Polska premier podpowiada Unii, co dalej z uchodźcami
W ramach wspólnego stanowiska Grupy Wyszehradzkiej premier Beata Szydło przedstawi w piątek w Bratysławie koncepcję "elastycznej solidarności" w rozwiązywaniu kryzysu migracyjnego - poinformował w piątek szef MSZ Witold Waszczykowski. Według koncepcji zdolność do przyjmowania uchodźców i imigrantów powinna być dopasowana do rozwoju gospodarczego danego kraju i możliwości jego rynku pracy.
Szef resortu spraw zagranicznych Witold Waszczykowski podczas piątkowej konferencji prasowej z prezydentem Andrzejem Duda poinformował, że podczas trwającego w stolicy Słowacji Bratysławie nieformalnego spotkania przywódców 27 unijnych państw premier Beata Szydło przedstawi wspólny plan rozwiązania problemu imigrantów.
Polska powie, co robić
- Myślę, że w tej chwili pani premier Beata Szydło prezentuje wspólne stanowisko Grupy Wyszehradzkiej i m.in. w kwestii migracyjnej proponuje koncepcję tzw. elastycznej solidarności - powiedział Waszczykowski.
Zaznaczył, że w UE są państwa "posiadające różny stopień rozwoju gospodarczego i różną zdolność absorbcji uchodźców i imigrantów. "W związku z tym należy dopasować odpowiedzi każdego państwa do poziomu gospodarczego, do rynku pracy, do benefitów socjalnych, jakie można zaproponować bądź uchodźcom, bądź imigrantom" - powiedział Waszczykowski.
Duzi mogą więcej
Podkreślił, że są w UE państwa, które mają niedobory na rynku pracy i mogą przyjąć nawet znaczącą liczbę uchodźców, czy nawet imigrantów.
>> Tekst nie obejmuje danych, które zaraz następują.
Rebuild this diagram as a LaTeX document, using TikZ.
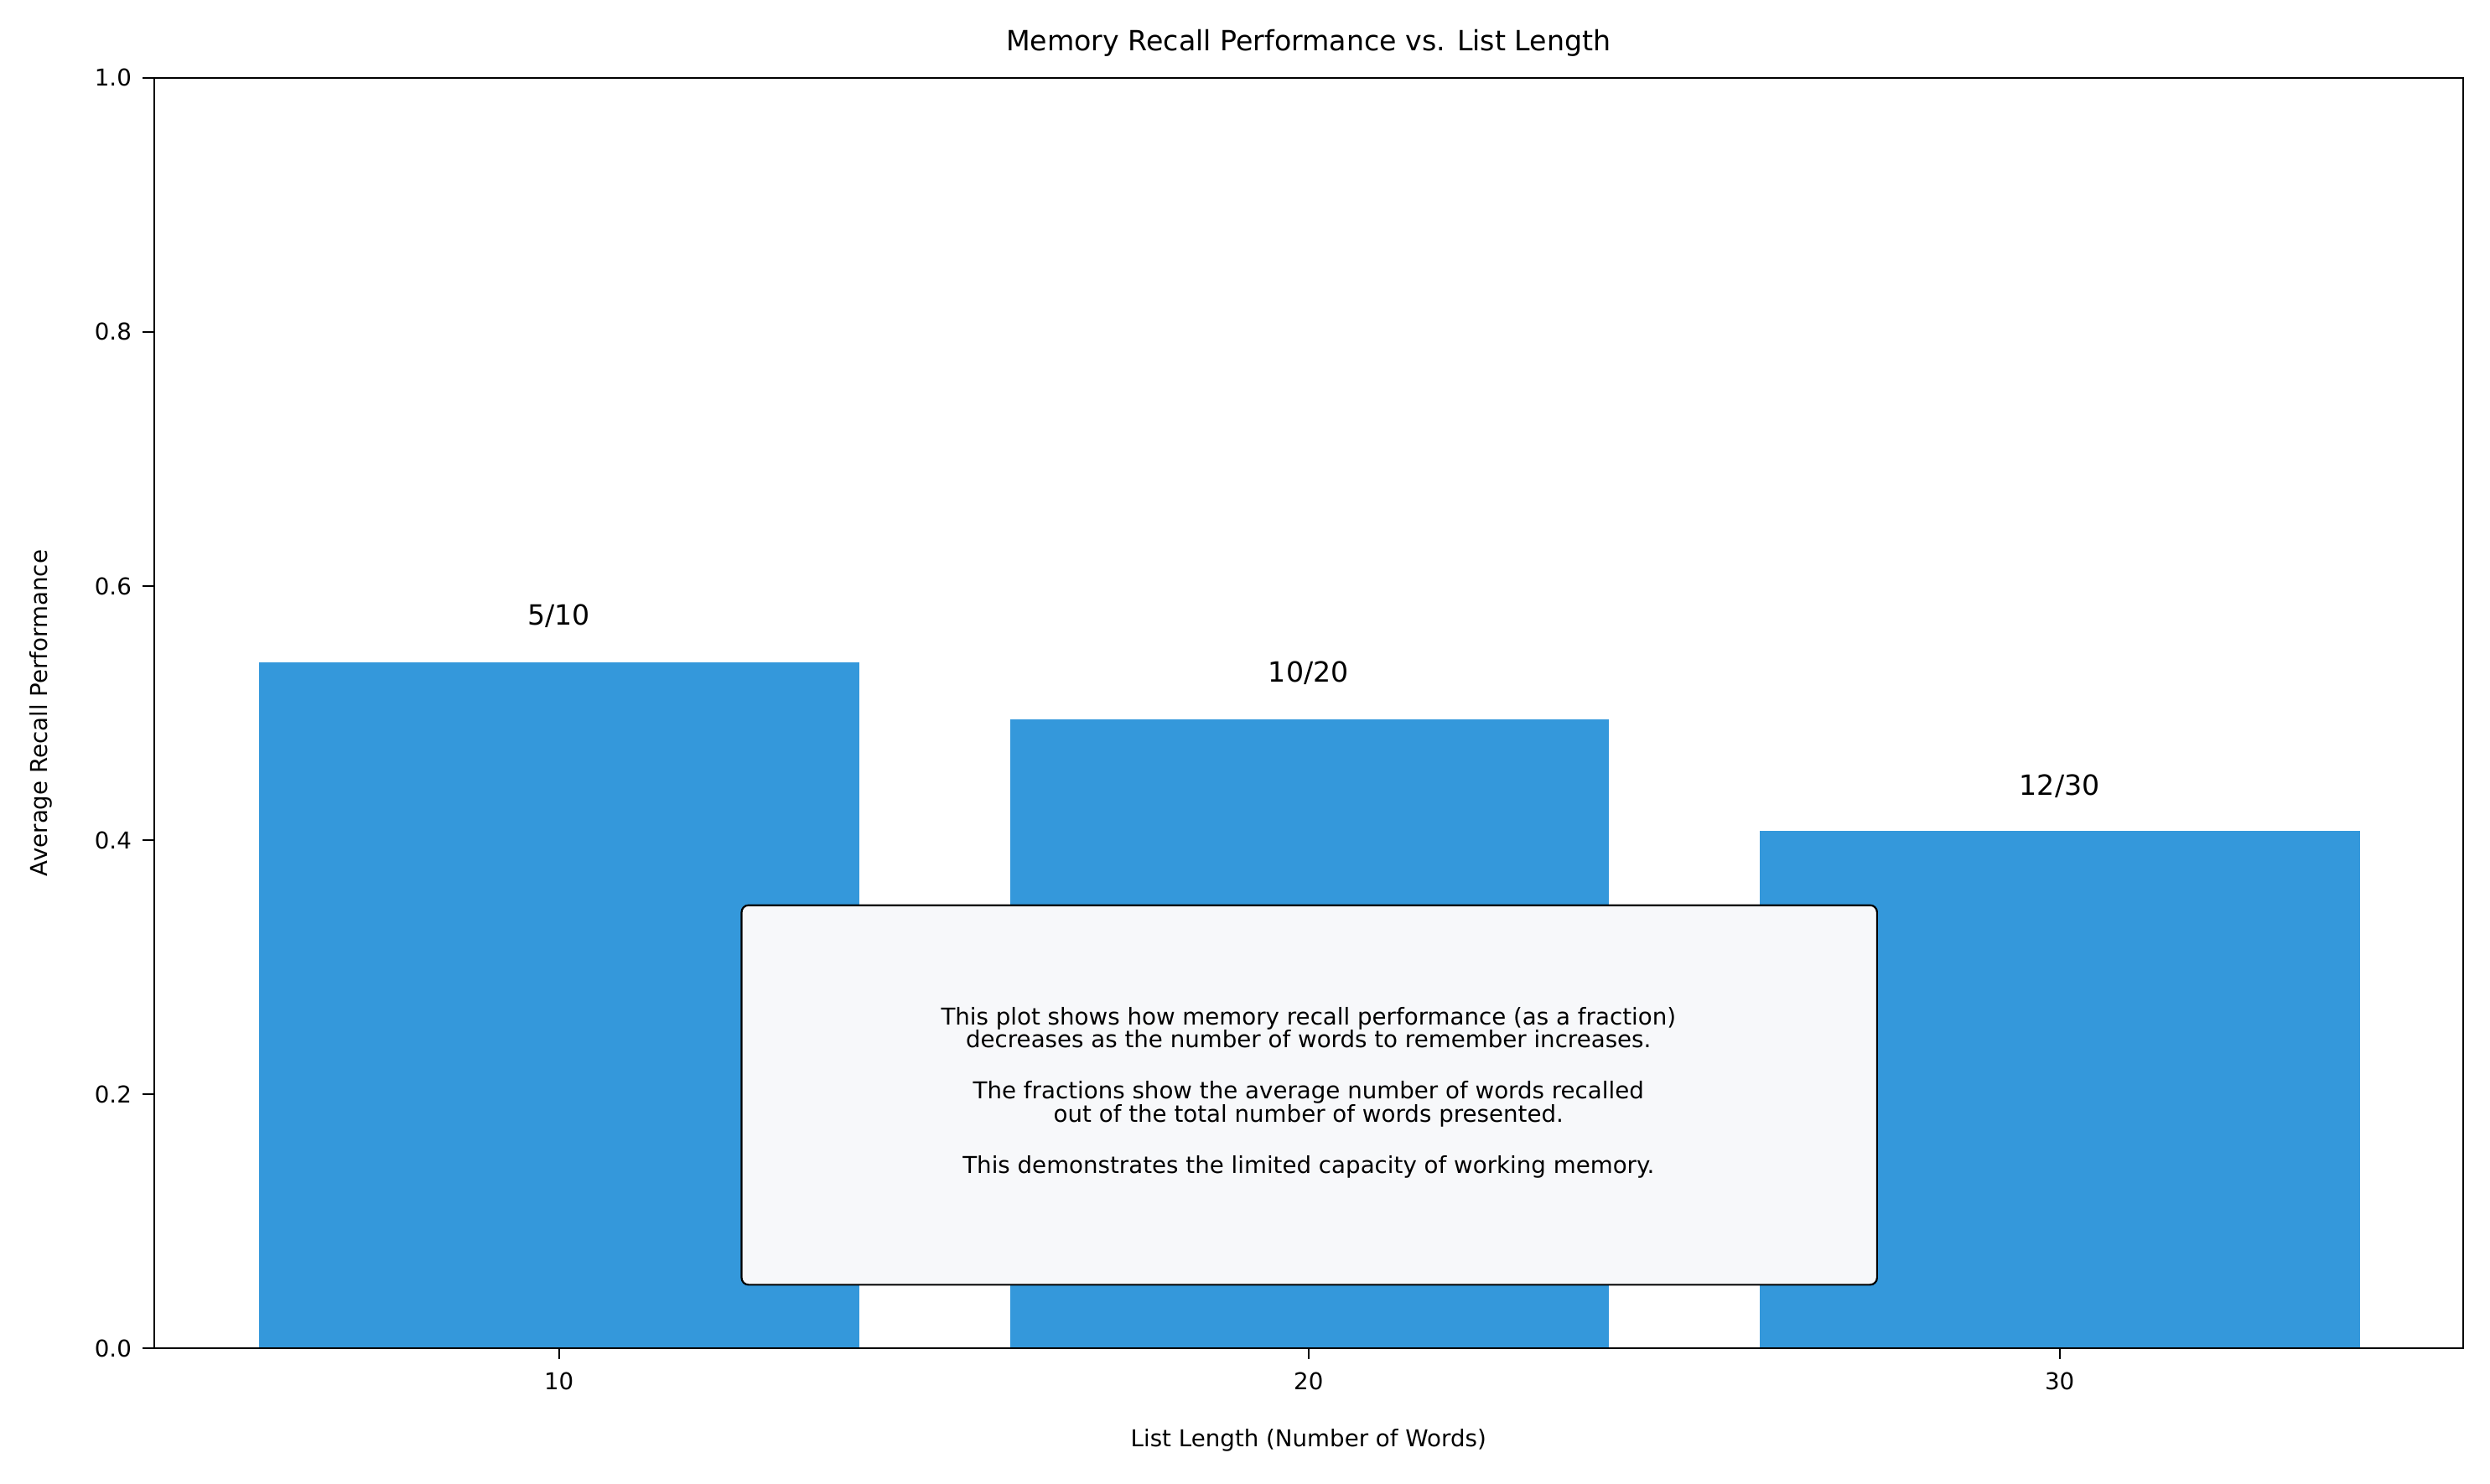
\documentclass[tikz,border=0pt]{standalone}
\usepackage{fontspec}
\setmainfont{DejaVu Sans}
\definecolor{barblue}{HTML}{3498DB}
\definecolor{boxfill}{HTML}{F7F8FA}
\tikzset{
  bar/.style={fill=barblue,draw=none},
  tick/.style={font=\fontsize{10}{12}\selectfont},
  barlabel/.style={font=\fontsize{12}{14}\selectfont},
  notebox/.style={draw=black,fill=boxfill,rounded corners=3pt,line width=0.8pt}
}
\begin{document}
\begin{tikzpicture}[x=0.02405cm,y=-0.02405cm]
  \useasboundingbox (0,0) rectangle (1568,934);
  % bars
  \fill[bar] (163,849) rectangle (541,417);
  \fill[bar] (636,849) rectangle (1013,453);
  \fill[bar] (1108,849) rectangle (1486,523);
  \node[barlabel] (l1) at (352,388) {5/10};
  \node[barlabel] (l2) at (824,424) {10/20};
  \node[barlabel] (l3) at (1297,495) {12/30};
  % note box
  \draw[notebox] (467,570) rectangle (1182,809);
  \node[tick,align=center] (note) at (824,688) {This plot shows how memory recall performance (as a fraction)\\[-2pt]
    decreases as the number of words to remember increases.\\[10pt]
    The fractions show the average number of words recalled\\[-2pt]
    out of the total number of words presented.\\[10pt]
    This demonstrates the limited capacity of working memory.};
  % axes
  \draw[line width=0.8pt] (97,49) rectangle (1551,849);
  \foreach \v/\y in {0.0/849,0.2/689,0.4/529,0.6/369,0.8/209,1.0/49}{
    \draw[line width=0.8pt] (97,\y) -- ++(-7,0);
    \node[tick,anchor=east] at (88,\y) {\v};
  }
  \foreach \v/\x in {10/352,20/824,30/1297}{
    \draw[line width=0.8pt] (\x,849) -- ++(0,7);
    \node[tick,anchor=north] at (\x,859) {\v};
  }
  \node[barlabel] (title) at (824,27) {Memory Recall Performance vs. List Length};
  \node[tick] (xlab) at (824,907) {List Length (Number of Words)};
  \node[tick,rotate=90] (ylab) at (26,449) {Average Recall Performance};
\end{tikzpicture}
\end{document}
Ale - zaznaczył szef MSZ - są też takie unijne państwa, które mają inny poziom rozwoju gospodarczego, niższy od nawet średniej europejskiej.
W związku z tym - mówił Waszczykowski - takie państwa mogą przyczyniać się do rozładowania kryzysu uchodźczego i imigracyjnego w inny sposób, np. poprzez dotowanie programów humanitarnych, wspomaganie obozów uchodźczych, wsparcie uchodźców "tam, gdzie najbardziej tego potrzebują, czyli w państwach ościennych wokół państw, gdzie rodzą się konflikty".